#### AIM:
Up to and including the line with "(0,0) rectangle (906pt,-1038.75pt);", write out the listing from its first line, minus the pictures.

#### DATASET SECTION:
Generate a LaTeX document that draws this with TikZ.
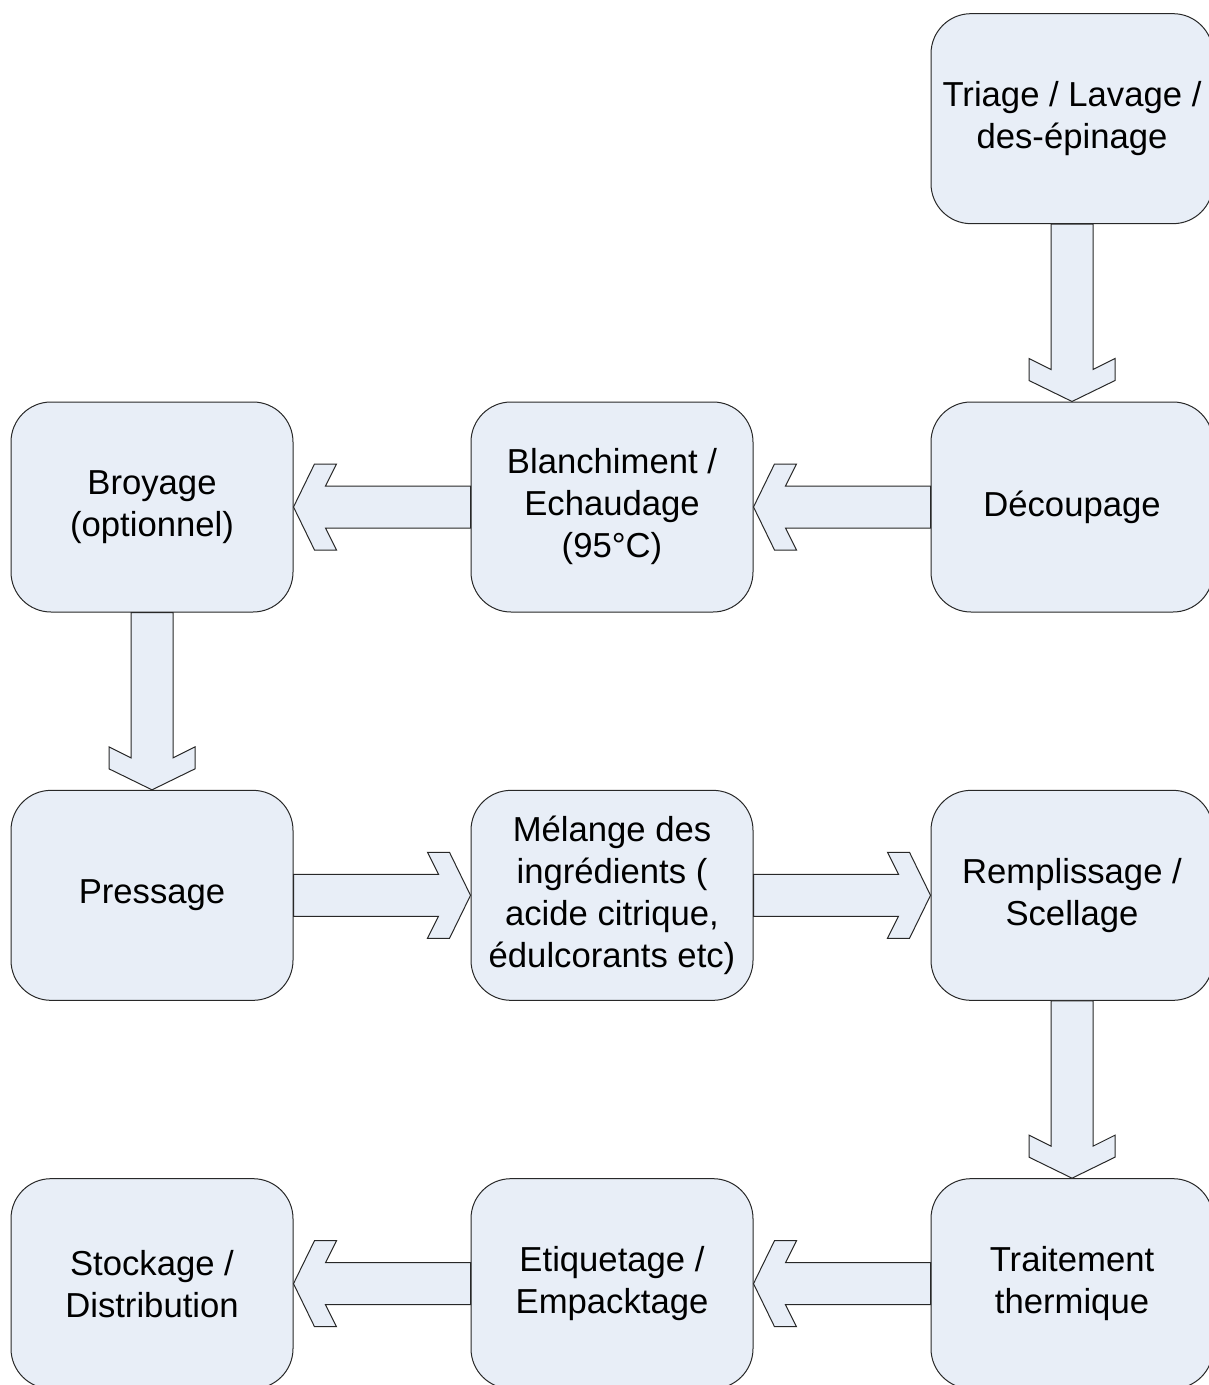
\documentclass[tikz,border=0pt]{standalone}
\usepackage{fontspec}
\setmainfont{Liberation Sans}
\usetikzlibrary{positioning,calc}

\definecolor{boxfill}{RGB}{232,238,247}
\definecolor{boxline}{RGB}{40,40,40}

% block arrow from #1 to #2, pointing at angle #3
\newcommand{\blockarrow}[3]{%
  \draw [flowarrow] let \p1=($(#1)-(#2)$), \n1={veclen(\x1,\y1)} in
    [shift={(#2)}, rotate=#3] (0,0) -- (-15.75pt,32.25pt) -- (-32.25pt,32.25pt) -- (-24pt,15.75pt)
    -- ({-\n1},15.75pt) -- ({-\n1},-15.75pt) -- (-24pt,-15.75pt) -- (-32.25pt,-32.25pt)
    -- (-15.75pt,-32.25pt) -- cycle;
}

\begin{document}
\begin{tikzpicture}[
  stepbox/.style={draw=boxline, fill=boxfill, line width=0.75pt, rounded corners=30pt,
    minimum width=211.5pt, minimum height=157.5pt, align=center, inner sep=0pt,
    font=\fontsize{26pt}{31.5pt}\selectfont},
  flowarrow/.style={draw=boxline, fill=boxfill, line width=0.75pt, line join=miter},
  node distance=133pt and 132.75pt
]

\useasboundingbox (0,0) rectangle (906pt,-1038.75pt);

% Process steps
\node [stepbox] (triage) at (804pt,-89pt) {Triage / Lavage /\\des-épinage};
\node [stepbox, below=of triage] (decoupage) {Découpage};
\node [stepbox, left=of decoupage] (blanchiment) {Blanchiment /\\Echaudage\\(95°C)};
\node [stepbox, left=of blanchiment] (broyage) {Broyage\\(optionnel)};
\node [stepbox, below=of broyage] (pressage) {Pressage};
\node [stepbox, right=of pressage] (melange) {Mélange des\\ingrédients (\\acide citrique,\\édulcorants etc)};
\node [stepbox, right=of melange] (remplissage) {Remplissage /\\Scellage};
\node [stepbox, below=of remplissage] (traitement) {Traitement\\thermique};
\node [stepbox, left=of traitement] (etiquetage) {Etiquetage /\\Empacktage};
\node [stepbox, left=of etiquetage] (stockage) {Stockage /\\Distribution};

% Block arrows
\blockarrow{triage.south}{decoupage.north}{-90}
\blockarrow{decoupage.west}{blanchiment.east}{180}
\blockarrow{blanchiment.west}{broyage.east}{180}
\blockarrow{broyage.south}{pressage.north}{-90}
\blockarrow{pressage.east}{melange.west}{0}
\blockarrow{melange.east}{remplissage.west}{0}
\blockarrow{remplissage.south}{traitement.north}{-90}
\blockarrow{traitement.west}{etiquetage.east}{180}
\blockarrow{etiquetage.west}{stockage.east}{180}

\end{tikzpicture}
\end{document}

#### SOLUTION:
Generate a LaTeX document that draws this with TikZ.
\documentclass[tikz,border=0pt]{standalone}
\usepackage{fontspec}
\setmainfont{Liberation Sans}
\usetikzlibrary{positioning,calc}

\definecolor{boxfill}{RGB}{232,238,247}
\definecolor{boxline}{RGB}{40,40,40}

% block arrow from #1 to #2, pointing at angle #3
\newcommand{\blockarrow}[3]{%
  \draw [flowarrow] let \p1=($(#1)-(#2)$), \n1={veclen(\x1,\y1)} in
    [shift={(#2)}, rotate=#3] (0,0) -- (-15.75pt,32.25pt) -- (-32.25pt,32.25pt) -- (-24pt,15.75pt)
    -- ({-\n1},15.75pt) -- ({-\n1},-15.75pt) -- (-24pt,-15.75pt) -- (-32.25pt,-32.25pt)
    -- (-15.75pt,-32.25pt) -- cycle;
}

\begin{document}
\begin{tikzpicture}[
  stepbox/.style={draw=boxline, fill=boxfill, line width=0.75pt, rounded corners=30pt,
    minimum width=211.5pt, minimum height=157.5pt, align=center, inner sep=0pt,
    font=\fontsize{26pt}{31.5pt}\selectfont},
  flowarrow/.style={draw=boxline, fill=boxfill, line width=0.75pt, line join=miter},
  node distance=133pt and 132.75pt
]

\useasboundingbox (0,0) rectangle (906pt,-1038.75pt);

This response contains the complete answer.